Lyndon B. Johnson photo

Proclamation 3713—Pan American Day and Pan American Week, 1966

April 06, 1966

By the President of the United States of America

A Proclamation

On the fourteenth of April, seventy-six years ago, the nations of the Western Hemisphere formally pledged themselves to the joint pursuit of peace and justice for all our peoples. The regional system then freely established, and now known as the Organization of American States, has been a great instrument for cooperation throughout the Americas.

Seven years ago the American governments at Buenos Aires began charting new directions for economic and social advancement in the hemisphere. In 1959, we jointly agreed to establish the Inter-American Development Bank to give new impetus to economic development. At Bogota the following year, social progress was recognized as a parallel objective for inter-American cooperation. In 1961 at Punta del Este we joined with nineteen of our sister republics in a vast collective enterprise of development and reform: the Alliance for Progress. Since assuming office in November 1963 it has been my deep concern that the Alliance should produce real and measurable results—in accelerating economic growth, expanding social justice, and strengthening democratic institutions.

What has been accomplished in Latin America in the last two years shows how far we have forged ahead. In political terms there is:

—A growing number of vigorous political leaders committed to revolutionary change through reform in freedom.

—Wider participation in the democratic process, particularly at the grass roots level.

—Increasing appreciation of the need for full citizen involvement in national affairs.

—Greater stability and a strengthening of democratic institutions.

—Keener awareness of the danger of communist subversion and greater resolve to combat it.

In economic and financial terms:

—The rate of growth in Gross National Product has exceeded the Punta del Este target.

—The annual volume of national savings has increased by 1.5 billion dollars.

—Central government revenues have risen by almost 20 percent.

—The annual level of exports has grown by close to a billion and a half dollars.

—The annual level of imports has advanced by almost one billion dollars.

—Loan authorizations and commitments from the United States and the international financial institutions have increased by 863 million dollars.

In human terms, the Alliance in the past two years has made possible the training of over 100,000 school teachers; it has built many thousands of new schools and homes; it has brought safe drinking water to tens of millions; and it has opened up opportunities for fuller participation in modern industry and agriculture.

But these achievements from common endeavors represent only a beginning.

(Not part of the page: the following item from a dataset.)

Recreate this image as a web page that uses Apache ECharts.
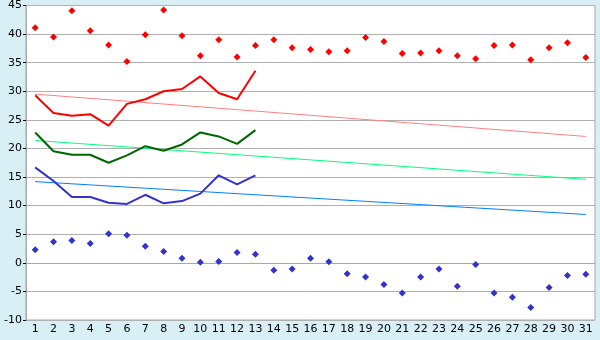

Major deficiencies remain to be overcome. Vast new opportunities for progress wait to be conquered. We must continue our present programs— quickening the pace. We must also move boldly toward the new frontiers. One of these is the economic integration of Latin America: the key to larger markets, greater production, more rational utilization of resources, better communication, and new levels of material prosperity and mutual understanding. We heartily support this vital process and pledge our cooperation.

Another is to open up the vast, untapped interior of South America through multinational projects to which I referred last August. Between Panama in the north and Argentina in the south lie hundreds of thousands of square miles of fertile land waiting to be cultivated; mineral and petroleum deposits to be discovered and forged into new industries. We in the United States stand ready to help the peoples of Latin America in making these dreams become a reality. This will require a new kind of cooperation because these horizons touch more than one nation.

On this anniversary, the United States strongly reaffirms its own continuing commitment to the common task of building a Western Hemisphere of economic abundance and political freedom in which every individual will have his full and equitable share.

We call upon our sister Republics to join us once again in renewing the hope and the promise which first beaconed our ancestors to the New World, and which are our most solemn obligations to the generations which will come after us.

Now, Therefore, I, Lyndon B. Johnson, President of the United States of America, do hereby proclaim Thursday, April 14, 1966, as Pan American Day, and the week beginning April 10 and ending April 16 as Pan American Week; and I call upon the Governors of the fifty States of the Union, the Governor of the Commonwealth of Puerto Rico, and the officials of all other areas under the Flag of the United States to issue similar proclamations.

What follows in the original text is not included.